On the more corporeal issue of the proper disposal of the physical shell of the departed, there remains of course the central example of Christ’s own interment described in the Gospel narratives. As St. Paul reminds us, the mortal body is “sown in corruption; it is raised in incorruption” (1 Corinthians 15:42). The frequently presented image of the dead being asleep (1 Thessalonians 4:13–18) is also one consonant with burial as opposed to cremation, or any of the other variants of the traditional funeral service that have proliferated in recent years. None of these would have troubled the proudly atheistic Lenin, although he might conceivably have noted the paradox of the abundance of Christian relics variously preserved and exhibited for the benefit of the faithful over the years, such as the Shroud of Turin and the mummified head of the fourteenth-century Catholic mystic Caterina di Jacopo di Benincasa, displayed to this day in the church in Siena bearing her name.

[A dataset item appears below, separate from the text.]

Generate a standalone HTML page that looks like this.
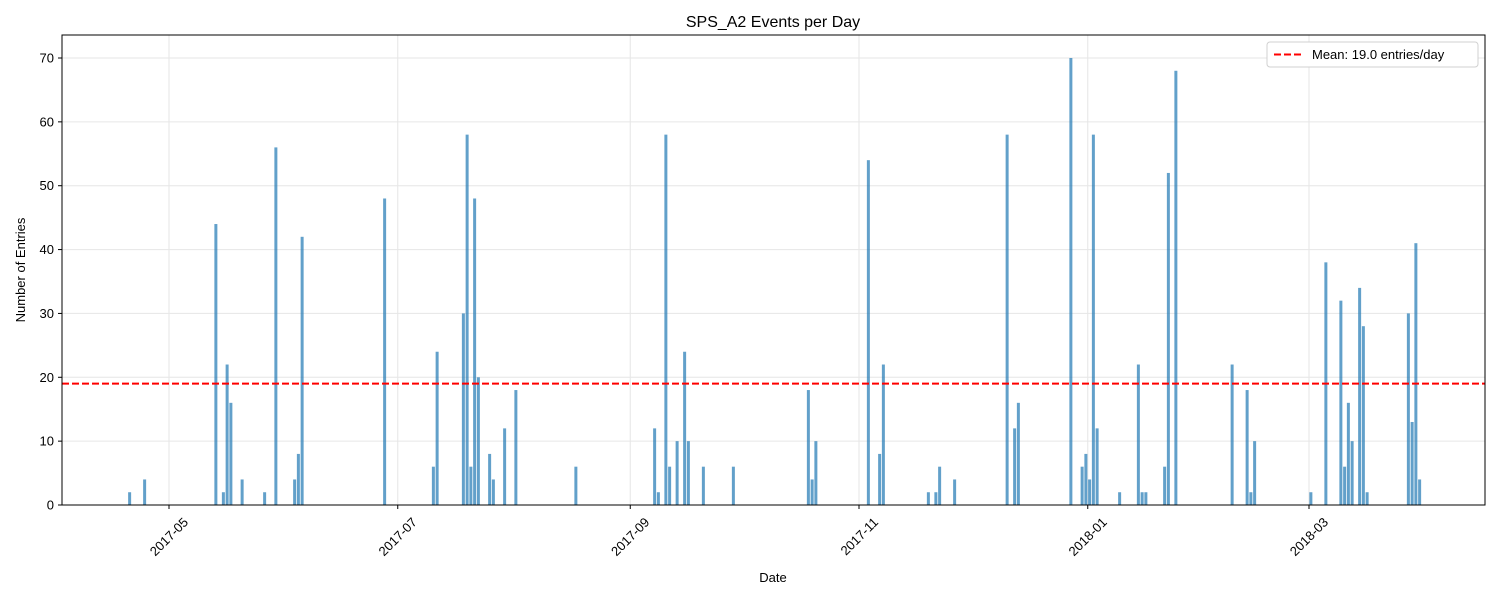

Lenin’s definitive remarks on the subject came, again, in his speech to the Young Communists: “Religion is one of the forms of spiritual oppression which everywhere weigh upon the masses crushed by continuous toil for others, by poverty and by loneliness. The weakness of the exploited classes in their struggle against their oppressors inevitably produces a belief in a better life after death, just as the weakness of the savage in his struggle with nature leads to faith in gods, devils, and miracles.… Religion is the opiate of the people, a sort of spiritual liquor, meant to make the slaves of capitalism drown their humanity and their desires for a decent existence.”
A century after its founder’s entombment, Leninism lives on, at least in the sense of the state’s relentless interference in our lives, and of the widespread vilifying of organized religion Lenin so advocated. On what might be called the higher philosophical level, with each passing year it becomes more of an irrelevance.